Son ultime album, Brainwashed, publié à titre posthume en 2002, contient certaines des performances vocales les plus bouleversantes de sa carrière. Dans Stuck Inside a Cloud, sa voix semble venir d’ailleurs — rauque, voilée, mais pleine d’une humanité désarmante. Dans Any Road, il chante avec une sagesse sereine, presque détachée.

Son fils Dhani, qui a supervisé la finition de l’album, racontera : « Mon père ne cherchait plus à impressionner. Il voulait juste transmettre ce qu’il ressentait. »

Une voix sous-estimée, un héritage immense

George Harrison n’a jamais été perçu comme un « grand chanteur ». Il n’avait ni la puissance de McCartney, ni l’intensité de Lennon. Mais sa voix, parce qu’elle était sincère, sobre, fragile, a touché des millions d’oreilles.

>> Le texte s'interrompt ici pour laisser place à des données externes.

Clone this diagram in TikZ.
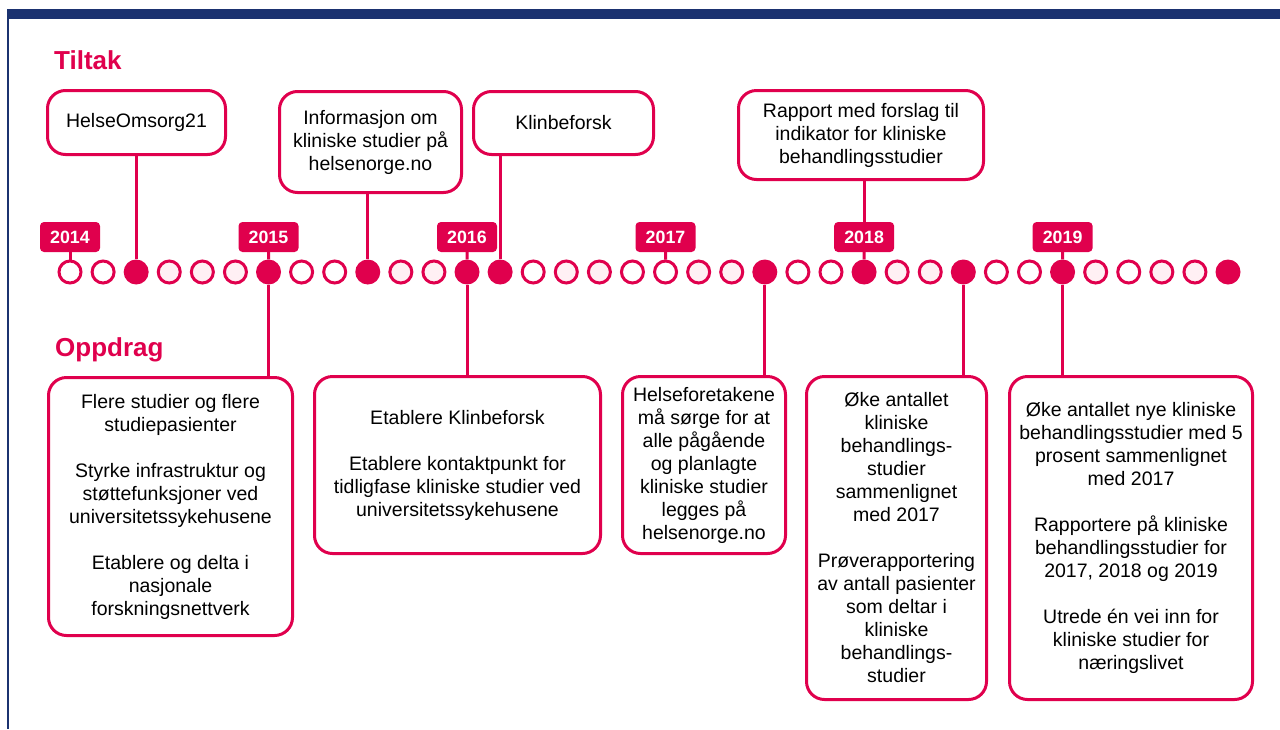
\documentclass[tikz,border=0pt]{standalone}
\usepackage{fontspec}
\setmainfont{Liberation Sans}
\definecolor{crim}{HTML}{E0004D}
\definecolor{navy}{HTML}{1B3270}
\definecolor{pinkfill}{HTML}{FFF0F4}
\begin{document}
\begin{tikzpicture}[x=1pt,y=-1pt,
  box/.style={draw=crim, line width=3pt, rounded corners=18pt, fill=white, align=center, inner sep=0pt, font=\fontsize{19.5}{23}\selectfont},
  yearbox/.style={fill=crim, rounded corners=4pt, minimum width=60pt, minimum height=30pt, inner sep=0pt, text=white, font=\fontsize{17.8}{20}\selectfont\bfseries},
  dotopen/.style={circle, draw=crim, line width=3pt, minimum size=22pt, inner sep=0pt, fill=white},
  dotpink/.style={dotopen, fill=pinkfill},
  dotfull/.style={circle, fill=crim, minimum size=25pt, inner sep=0pt},
  conn/.style={draw=crim, line width=3pt},
  title/.style={text=crim, font=\fontsize{26}{30}\selectfont\bfseries, anchor=base west, inner sep=0pt}
]
\useasboundingbox (0,0) rectangle (1280,729);
\fill[white] (0,0) rectangle (1280,729);
% frame
\fill[navy] (7,9) rectangle (1280,19);
\fill[navy] (7,19) rectangle (9,729);

% titles
\node[title] (tiltak) at (54,69) {Tiltak};
\node[title] (oppdrag) at (55,356) {Oppdrag};

% timeline dots
\foreach \t [count=\i from 0] in {dotopen,dotopen,dotfull,dotpink,dotpink,dotpink,dotfull,dotopen,dotopen,dotfull,dotpink,dotpink,dotfull,dotfull,dotopen,dotpink,dotpink,dotopen,dotopen,dotpink,dotpink,dotfull,dotopen,dotopen,dotfull,dotpink,dotpink,dotfull,dotopen,dotopen,dotfull,dotpink,dotopen,dotpink,dotpink,dotfull}
  \node[\t] (c\i) at ({70+33.086*\i},272) {};

% year boxes
\node[yearbox] (y2014) at (70,237) {2014};
\node[yearbox] (y2015) at (268.5,237) {2015};
\node[yearbox] (y2016) at (467.0,237) {2016};
\node[yearbox] (y2017) at (665.5,237) {2017};
\node[yearbox] (y2018) at (864.1,237) {2018};
\node[yearbox] (y2019) at (1062.6,237) {2019};
\draw[conn] (y2014.south) -- (c0.north);
\draw[conn] (y2015.south) -- (c6.north);
\draw[conn] (y2016.south) -- (c12.north);
\draw[conn] (y2017.south) -- (c18.north);
\draw[conn] (y2018.south) -- (c24.north);
\draw[conn] (y2019.south) -- (c30.north);

% top boxes (Tiltak)
\node[box, minimum width=178pt, minimum height=64pt] (t1) at (136.5,122.5) {HelseOmsorg21};
\node[box, minimum width=182pt, minimum height=101pt] (t2) at (370.5,142) {Informasjon om\\kliniske studier på\\helsenorge.no};
\node[box, minimum width=180pt, minimum height=63pt] (t3) at (563.5,123) {Klinbeforsk};
\node[box, minimum width=245pt, minimum height=89pt] (t4) at (861,135) {Rapport med forslag til\\indikator for kliniske\\behandlingsstudier};

\draw[conn] (t1.south -| c2) -- (c2.north);
\draw[conn] (t2.south -| c9) -- (c9.north);
\draw[conn] (t3.south -| c13) -- (c13.north);
\draw[conn] (t4.south -| y2018) -- (y2018.north);

% bottom boxes (Oppdrag)
\node[box, minimum width=244pt, minimum height=258pt] (b1) at (170.5,506.5) {Flere studier og flere\\studiepasienter\\[23pt]Styrke infrastruktur og\\støttefunksjoner ved\\universitetssykehusene\\[23pt]Etablere og delta i\\nasjonale\\forskningsnettverk};
\node[box, minimum width=286pt, minimum height=177pt] (b2) at (457.5,465) {Etablere Klinbeforsk\\[23pt]Etablere kontaktpunkt for\\tidligfase kliniske studier ved\\universitetssykehusene};
\node[box, minimum width=163pt, minimum height=177pt] (b3) at (704,465) {Helseforetakene\\må sørge for at\\alle pågående\\og planlagte\\kliniske studier\\legges på\\helsenorge.no};
\node[box, minimum width=180pt, minimum height=323pt] (b4) at (896.5,538) {Øke antallet\\kliniske\\behandlings-\\studier\\sammenlignet\\med 2017\\[23pt]Prøverapportering\\av antall pasienter\\som deltar i\\kliniske\\behandlings-\\studier};
\node[box, minimum width=243pt, minimum height=323pt] (b5) at (1131,538) {Øke antallet nye kliniske\\behandlingsstudier med 5\\prosent sammenlignet\\med 2017\\[23pt]Rapportere på kliniske\\behandlingsstudier for\\2017, 2018 og 2019\\[23pt]Utrede én vei inn for\\kliniske studier for\\næringslivet};

\draw[conn] (c6.south) -- (c6 |- b1.north);
\draw[conn] (c12.south) -- (c12 |- b2.north);
\draw[conn] (c21.south) -- (c21 |- b3.north);
\draw[conn] (c27.south) -- (c27 |- b4.north);
\draw[conn] (c30.south) -- (c30 |- b5.north);
\end{tikzpicture}
\end{document}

Elle est le reflet parfait de sa personnalité : humble, profonde, spirituelle. Elle ne criait pas — elle murmurait des vérités essentielles. Elle ne séduisait pas — elle apaisait, elle accompagnait.

Et dans cette voix, discrète mais tenace, s’entend encore l’écho d’un homme qui, toute sa vie, a cherché à dire juste. À chanter ce qui compte. À faire de la musique un chemin de paix.